A steel ball of mass m falls in a viscous liquid with terminal velocity v, then the steel ball of mass `8m` will fall in the same liquid with terminal velocity

To solve the problem, we need to understand the relationship between the mass of the steel ball, its radius, and the terminal velocity when it falls through a viscous liquid. ### Step-by-Step Solution: 1. **Understanding Terminal Velocity**: The terminal velocity \( v_t \) of an object falling through a viscous fluid is given by the balance of forces acting on it.
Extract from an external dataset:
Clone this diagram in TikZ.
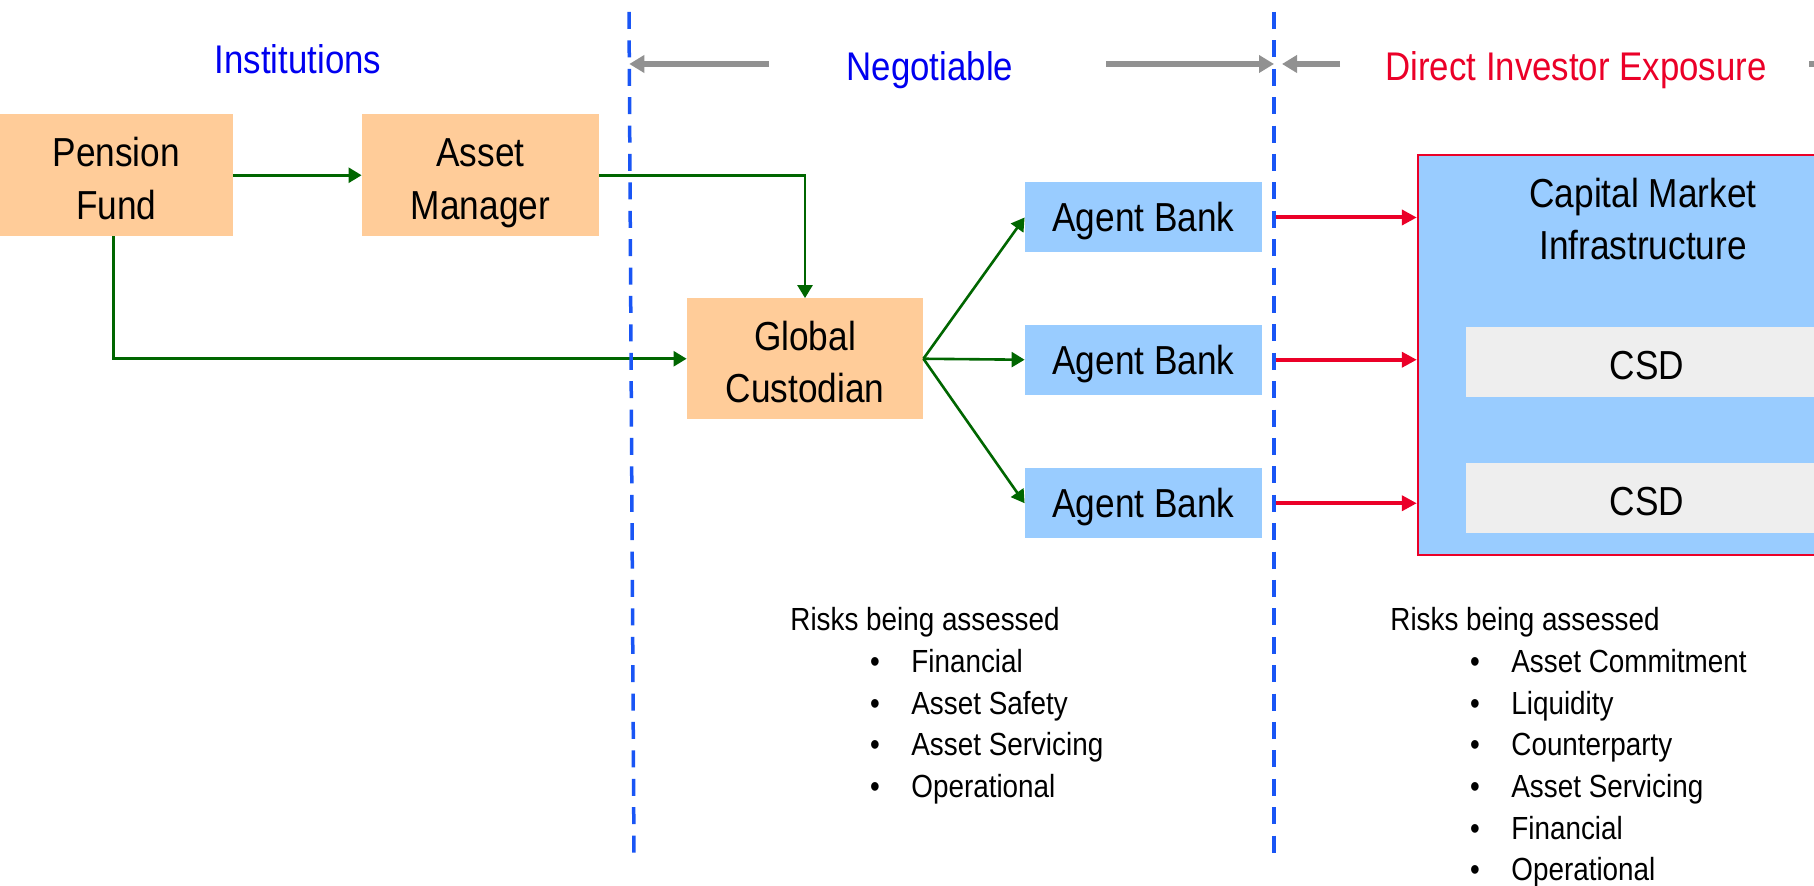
\documentclass[tikz,border=0pt]{standalone}
\usepackage{fontspec}
\setmainfont[FakeStretch=0.87]{Liberation Sans}
\usetikzlibrary{arrows.meta}

\definecolor{boxorange}{HTML}{FFCC99}
\definecolor{boxblue}{HTML}{99CCFF}
\definecolor{csdgray}{HTML}{EEEEEE}
\definecolor{flowgreen}{RGB}{0,102,0}
\definecolor{exposred}{RGB}{235,0,40}
\definecolor{zoneblue}{RGB}{25,85,245}
\definecolor{headblue}{RGB}{0,0,240}
\definecolor{spangray}{RGB}{145,145,145}

% taller first line: lowers the text inside a box a little
\newcommand{\lowstrut}{\rule{0pt}{17.8pt}}

\begin{document}
\begin{tikzpicture}[x=0.5pt,y=-0.5pt,
  boxtext/.style={font=\fontsize{20.25}{26.3}\selectfont, align=center, inner sep=0pt},
  orangebox/.style={boxtext, fill=boxorange, minimum height=60.75pt},
  bluebox/.style={boxtext, fill=boxblue, minimum width=118.5pt, minimum height=35pt},
  csdbox/.style={boxtext, fill=csdgray, minimum width=181pt, minimum height=35pt},
  headertext/.style={font=\fontsize{20}{24}\selectfont, anchor=base, inner sep=0pt},
  risktext/.style={font=\fontsize{16}{20}\selectfont, anchor=base west, inner sep=0pt},
  riskbullet/.style={font=\fontsize{16}{20}\selectfont, anchor=base, inner sep=0pt},
  flowarrow/.style={draw=flowgreen, line width=1.3pt, -{Triangle[length=6.5pt,width=7.5pt]}},
  exposurearrow/.style={draw=exposred, line width=2pt, -{Triangle[length=7.5pt,width=7.5pt]}},
  spanarrow/.style={draw=spangray, line width=3pt, -{Triangle[length=7.5pt,width=8.5pt]}},
  zoneline/.style={draw=zoneblue, line width=1.75pt, dash pattern=on 8.5pt off 5.7pt}
]
\useasboundingbox (0,0) rectangle (1814,886);
\fill[white] (0,0) rectangle (1814,886);
\clip (0,0) rectangle (1814,886);

% column headings
\node[headertext, text=headblue] (inst) at (298,74) {Institutions};
\node[headertext, text=headblue] (nego) at (930,81) {Negotiable};
\node[headertext, text=exposred] (dix) at (1576,81) {Direct Investor Exposure};

% investor side
\node[orangebox, minimum width=116.25pt] (pf) at (116.25,175.25) {\lowstrut Pension\\Fund};
\node[orangebox, minimum width=118.5pt] (am) at (480.5,175.25) {\lowstrut Asset\\Mana\smash{g}er};
\node[orangebox, minimum width=118pt, minimum height=60.25pt] (gc) at (805,358.75) {\lowstrut Global\\Custodian};

% agent banks
\node[bluebox] (ab1) at (1143.5,217.5) {A\smash{g}ent Bank};
\node[bluebox] (ab2) at (1143.5,359.75) {A\smash{g}ent Bank};
\node[bluebox] (ab3) at (1143.5,503.25) {A\smash{g}ent Bank};

% market infrastructure
\node[draw=exposred, line width=1.2pt, fill=boxblue, minimum width=228pt, minimum height=200pt, inner sep=0pt] (cmi) at (1646,355) {};
\node[boxtext] (cmititle) at (1643,219) {Capital Market\\Infrastructure};
\node[csdbox] (csd1) at (1647,362.1) {\lowstrut CSD};
\node[csdbox] (csd2) at (1647,498) {\lowstrut CSD};

% flows between institutions
\draw[flowarrow] (pf.east) -- (am.west);
\draw[flowarrow] (am.east) -| (gc.north);
\draw[flowarrow] ([xshift=-1.5pt]pf.south) |- (gc.west);
\draw[flowarrow] (gc.east) -- (ab1.west);
\draw[flowarrow] (gc.east) -- (ab2.west);
\draw[flowarrow] (gc.east) -- (ab3.west);

% zone boundaries
\coordinate (d1t) at (629,12);
\coordinate (d1b) at (634,858);
\coordinate (d2t) at (1274,12);
\coordinate (d2b) at (1274,858);

% exposure links
\draw[exposurearrow] (ab1.east -| d2t) -- (ab1.east -| cmi.west);
\draw[exposurearrow] (ab2.east -| d2t) -- (ab2.east -| cmi.west);
\draw[exposurearrow] (ab3.east -| d2t) -- (ab3.east -| cmi.west);

% span arrows
\coordinate (s1) at (769,64);
\coordinate (s1tip) at (629.3,64);
\coordinate (s2) at (1106,64);
\coordinate (s2tip) at (1274,64);
\coordinate (s3) at (1340,64);
\coordinate (s3tip) at (1282,64);
\coordinate (s4) at (1809,64);
\coordinate (s4end) at (1900,64);
\draw[spanarrow] (s1) -- (s1tip);
\draw[spanarrow] (s2) -- (s2tip);
\draw[spanarrow] (s3) -- (s3tip);
\draw[draw=spangray, line width=3pt] (s4) -- (s4end);

\draw[zoneline] (d1t) -- (d1b);
\draw[zoneline] (d2t) -- (d2b);

% risk lists
\node[risktext] (riskA) at (790,631) {Risks being assessed};
\foreach \t [count=\i] in {Financial, Asset Safety, Asset Servicing, Operational} {
  \node[riskbullet] (riskAb\i) at (875,{631+41.6*\i}) {•};
  \node[risktext] (riskAi\i) at (911,{631+41.6*\i}) {\t};
}
\node[risktext] (riskB) at (1390,631) {Risks being assessed};
\foreach \t [count=\i] in {Asset Commitment, Liquidity, Counterparty, Asset Servicing, Financial, Operational} {
  \node[riskbullet] (riskBb\i) at (1475,{631+41.6*\i}) {•};
  \node[risktext] (riskBi\i) at (1511,{631+41.6*\i}) {\t};
}
\end{tikzpicture}
\end{document}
The gravitational force is balanced by the drag force due to the viscosity of the liquid. 2. **Relation Between Mass and Radius**: The mass \( m \) of the steel ball is related to its volume \( V \) and density \( \rho \) as follows: \[ m = \rho V \] For a sphere, the volume \( V \) is given by: \[ V = \frac{4}{3} \pi r^3 \] Therefore, we can express mass in terms of radius: \[ m = \rho \left( \frac{4}{3} \pi r^3 \right) \] This shows that mass is directly proportional to the cube of the radius: \[ m \propto r^3 \] 3. **Finding the New Radius**: If the mass of the new steel ball is \( 8m \), we can set up the equation: \[ 8m = \rho \left( \frac{4}{3} \pi r'^3 \right) \] Since \( m \propto r^3 \), we can write: \[ 8m \propto r'^3 \] Thus, if \( m \propto r^3 \), then: \[ r'^3 = 8r^3 \implies r' = 2r \] 4. **Finding the Terminal Velocity**: The terminal velocity \( v_t \) is proportional to the square of the radius: \[ v_t \propto r^2 \] For the new radius \( r' = 2r \): \[ v' \propto (r')^2 = (2r)^2 = 4r^2 \] Therefore, if the original terminal velocity is \( v \), the new terminal velocity \( v' \) will be: \[ v' = 4v \] ### Final Answer: The terminal velocity of the steel ball of mass \( 8m \) falling in the same viscous liquid will be \( 4v \).